If only, everything was that easy! The Czech government has made the process so difficult in recent years that you need to hire a Visa Service to navigate for you. Besides a long list of other documents, you must have a notarized business address. My visa guru, Dave at Visa Force, is able to get a “virtual address” for you for a mere 1000 Czech crowns. You pay the money and don’t ask questions.
At present, I have my Trade License, and am awaiting an appointment at a Czech Embassy- one, outside the country. Yes, you read that correctly. Applicants must leave the Czech Republic and go to a Czech Embassy outside the country for their interview. I’m hoping Dave can get me one in Berlin, if not, then Vienna. It’s not likely that it will happen until late November, maybe December.
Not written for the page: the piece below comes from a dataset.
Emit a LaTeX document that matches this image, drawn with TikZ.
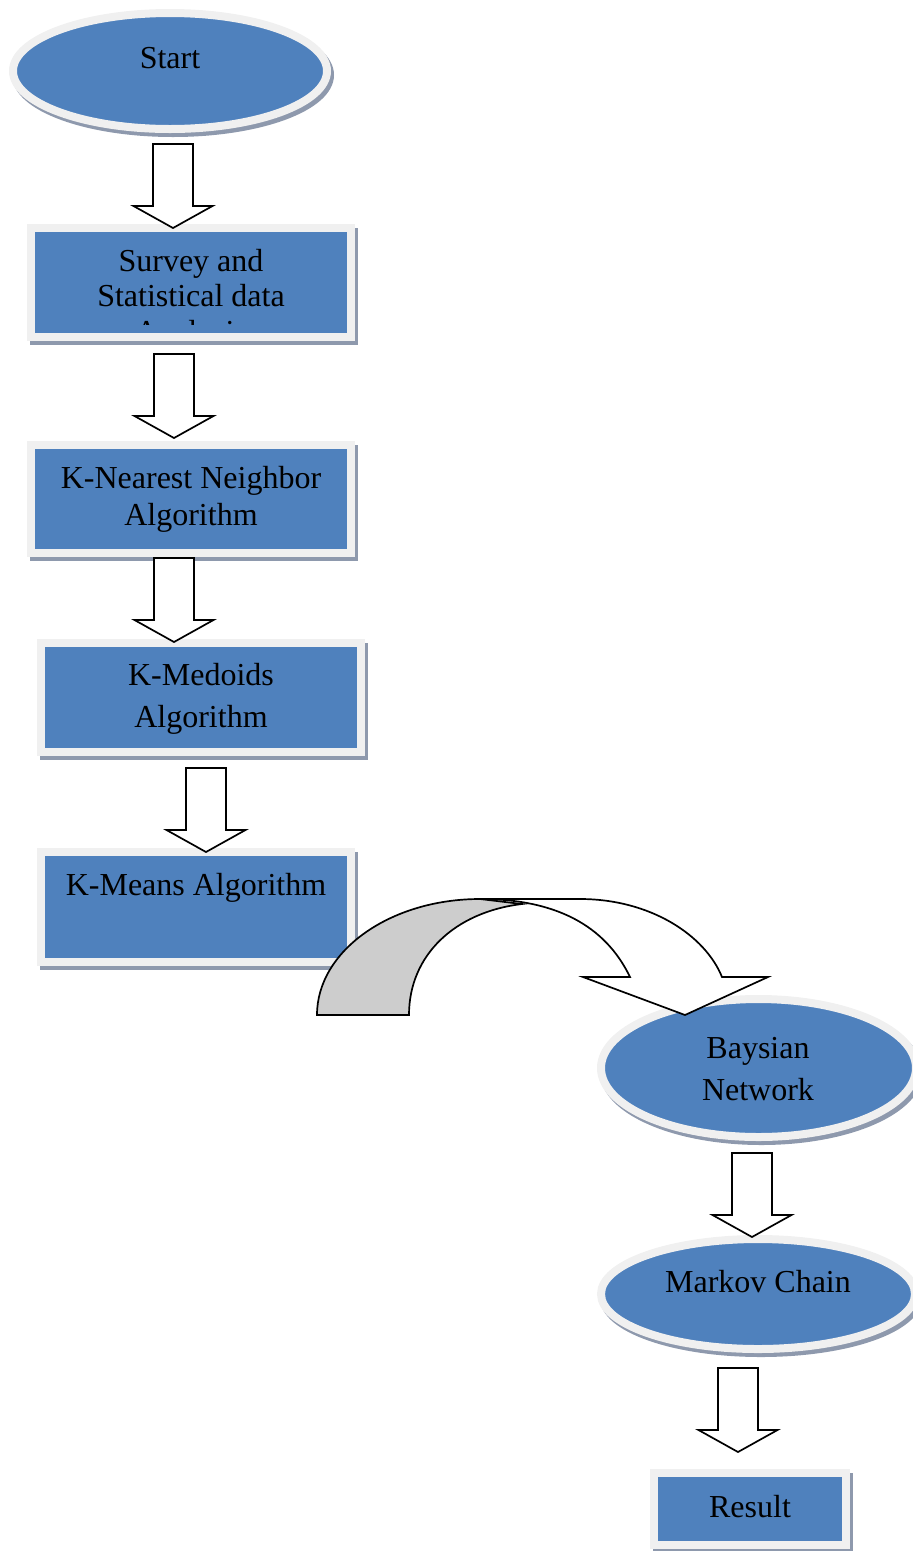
\documentclass[tikz,border=0pt]{standalone}
\usepackage{fontspec}
\setmainfont{Liberation Serif}
\usetikzlibrary{shapes.geometric}
\definecolor{ofblue}{HTML}{4F81BD}
\definecolor{ringc}{HTML}{F0F0F0}
\definecolor{shadc}{HTML}{8E99AD}
\definecolor{backc}{HTML}{CDCDCD}
\begin{document}
\begin{tikzpicture}[x=1pt,y=-1pt,
  shad/.style={preaction={draw=shadc, fill=shadc, line width=8pt, transform canvas={shift={(3pt,-4pt)}}}},
  boxbase/.style={rectangle, shad, fill=ofblue, draw=ringc, line width=8pt, inner sep=0pt},
  ovalbase/.style={ellipse, shad, fill=ofblue, draw=ringc, line width=8pt, inner sep=0pt},
  lbl/.style={font=\fontsize{32}{37}\selectfont, align=center, inner sep=0pt, text=black},
  blk/.style={draw=black, fill=white, line width=1.7pt, line join=miter},
  blockdown/.pic={\path[blk] (-20,0) -- (20,0) -- (20,62) -- (39.5,62) -- (0,84) -- (-39.5,62) -- (-20,62) -- cycle;}
]
\useasboundingbox (0,0) rectangle (913,1551);
\clip (0,0) rectangle (913,1551);

% shapes
\node[ovalbase, minimum width=314pt, minimum height=116pt] (start) at (170,71) {};
\node[boxbase, minimum width=320pt, minimum height=109pt] (survey) at (191,282.5) {};
\node[boxbase, minimum width=320pt, minimum height=108pt] (knn) at (191,499) {};
\node[boxbase, minimum width=320pt, minimum height=109pt] (medoids) at (201,697.5) {};
\node[boxbase, minimum width=310pt, minimum height=110pt] (kmeans) at (196,907) {};
\node[ovalbase, minimum width=315pt, minimum height=138pt] (bayes) at (758.5,1068) {};
\node[ovalbase, minimum width=314pt, minimum height=110pt] (markov) at (758,1294) {};
\node[boxbase, minimum width=192pt, minimum height=72pt] (result) at (750,1509) {};

% texts
\node[lbl] (tstart) at (170,58) {Start};
\begin{scope}
  \clip (35,232) rectangle (347,324);
  \node[lbl, font=\fontsize{32}{35.5}\selectfont] (tsurvey) at (191,299) {Survey and\\Statistical data\\Analysis};
\end{scope}
\node[lbl] (tknn) at (191,499) {K-Nearest Neighbor\\Algorithm};
\node[lbl, font=\fontsize{32}{42}\selectfont] (tmedoids) at (201,699) {K-Medoids\\Algorithm};
\node[lbl] (tkmeans) at (196,888) {K-Means Algorithm};
\node[lbl, font=\fontsize{32}{42}\selectfont] (tbayes) at (758,1069) {Baysian\\Network};
\node[lbl] (tmarkov) at (758,1282) {Markov Chain};
\node[lbl] (tresult) at (750,1507) {Result};

% block arrows
\pic (a1) at (173,144) {blockdown};
\pic (a2) at (174,354) {blockdown};
\pic (a3) at (174,558) {blockdown};
\pic (a4) at (206,768) {blockdown};
\pic (a5) at (752,1153) {blockdown};
\pic (a6) at (738,1368) {blockdown};

% curved arrow
\path[blk, fill=backc] (317,1015) .. controls (317,951) and (390,899) .. (480,899)
  -- (522,904) .. controls (455,912) and (409,955) .. (409,1015) -- cycle;
\path[blk] (480,899) -- (580,899) .. controls (650,899) and (705,935) .. (722,977)
  -- (768,977) -- (685,1015) -- (583,977) -- (630,977)
  .. controls (605,925) and (555,899) .. (480,899) -- cycle;
\end{tikzpicture}
\end{document}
My 90 day tourist visa ends October 31st.
Visa approval can take up to 12 weeks, so it’s possible that I will be living here 6 months before I have my Živno and am living here legally. Is it worth it you might ask? It’s true that the Czechs are known for their love of bureaucracy (even before Communism) and it is designed to discourage those who might consider living here as a passing fling. But I am determined to make it happen. I want the full of experience of getting to know this city and its people. To live and work here like a native.
It was a gorgeous day when I went to the US Embassy and I snapped this picture on my way there. I don’t know what the buildings are, but this is your typical view around almost every corner. And that’s worth a lot.